**Your goal:** The lines from the top of the material below through the line containing "ax.tick_params(axis='y', pad=12)" are to be printed exactly, with pictures omitted.
:::
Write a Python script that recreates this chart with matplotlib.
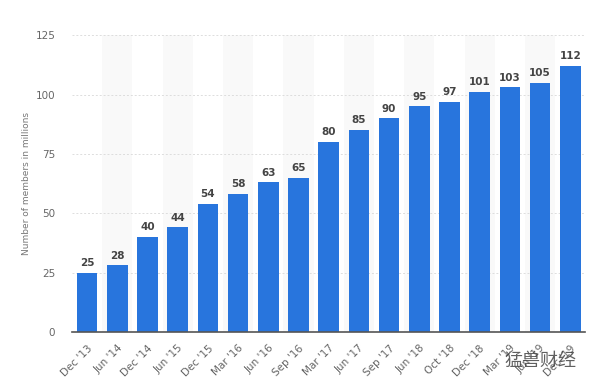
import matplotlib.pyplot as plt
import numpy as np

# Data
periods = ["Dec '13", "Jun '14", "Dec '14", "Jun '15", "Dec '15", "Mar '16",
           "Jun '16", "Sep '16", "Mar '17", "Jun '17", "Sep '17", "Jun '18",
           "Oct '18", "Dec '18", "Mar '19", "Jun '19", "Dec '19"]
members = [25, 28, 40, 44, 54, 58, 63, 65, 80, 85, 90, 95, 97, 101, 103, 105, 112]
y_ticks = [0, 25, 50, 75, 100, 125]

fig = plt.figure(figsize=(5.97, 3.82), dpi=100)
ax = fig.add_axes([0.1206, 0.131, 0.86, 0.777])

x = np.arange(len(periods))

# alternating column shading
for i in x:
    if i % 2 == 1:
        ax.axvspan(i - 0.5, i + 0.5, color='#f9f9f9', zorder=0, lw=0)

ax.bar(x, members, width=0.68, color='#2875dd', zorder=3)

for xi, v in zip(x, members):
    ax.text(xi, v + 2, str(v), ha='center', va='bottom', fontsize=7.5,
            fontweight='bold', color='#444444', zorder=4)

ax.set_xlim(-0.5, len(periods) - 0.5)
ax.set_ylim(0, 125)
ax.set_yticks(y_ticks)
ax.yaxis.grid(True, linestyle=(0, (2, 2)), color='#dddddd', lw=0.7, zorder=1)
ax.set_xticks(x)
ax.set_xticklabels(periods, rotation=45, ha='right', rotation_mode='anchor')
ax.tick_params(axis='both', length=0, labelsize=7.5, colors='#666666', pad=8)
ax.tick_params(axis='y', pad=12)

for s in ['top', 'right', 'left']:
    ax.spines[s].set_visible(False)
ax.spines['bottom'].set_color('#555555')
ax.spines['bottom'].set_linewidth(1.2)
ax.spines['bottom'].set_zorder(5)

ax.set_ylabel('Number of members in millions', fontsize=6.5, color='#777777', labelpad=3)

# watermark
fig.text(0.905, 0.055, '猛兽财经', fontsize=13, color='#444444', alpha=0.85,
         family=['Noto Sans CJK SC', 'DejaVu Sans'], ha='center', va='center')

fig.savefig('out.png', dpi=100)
:::
**Written response:**
Write a Python script that recreates this chart with matplotlib.
import matplotlib.pyplot as plt
import numpy as np

# Data
periods = ["Dec '13", "Jun '14", "Dec '14", "Jun '15", "Dec '15", "Mar '16",
           "Jun '16", "Sep '16", "Mar '17", "Jun '17", "Sep '17", "Jun '18",
           "Oct '18", "Dec '18", "Mar '19", "Jun '19", "Dec '19"]
members = [25, 28, 40, 44, 54, 58, 63, 65, 80, 85, 90, 95, 97, 101, 103, 105, 112]
y_ticks = [0, 25, 50, 75, 100, 125]

fig = plt.figure(figsize=(5.97, 3.82), dpi=100)
ax = fig.add_axes([0.1206, 0.131, 0.86, 0.777])

x = np.arange(len(periods))

# alternating column shading
for i in x:
    if i % 2 == 1:
        ax.axvspan(i - 0.5, i + 0.5, color='#f9f9f9', zorder=0, lw=0)

ax.bar(x, members, width=0.68, color='#2875dd', zorder=3)

for xi, v in zip(x, members):
    ax.text(xi, v + 2, str(v), ha='center', va='bottom', fontsize=7.5,
            fontweight='bold', color='#444444', zorder=4)

ax.set_xlim(-0.5, len(periods) - 0.5)
ax.set_ylim(0, 125)
ax.set_yticks(y_ticks)
ax.yaxis.grid(True, linestyle=(0, (2, 2)), color='#dddddd', lw=0.7, zorder=1)
ax.set_xticks(x)
ax.set_xticklabels(periods, rotation=45, ha='right', rotation_mode='anchor')
ax.tick_params(axis='both', length=0, labelsize=7.5, colors='#666666', pad=8)
ax.tick_params(axis='y', pad=12)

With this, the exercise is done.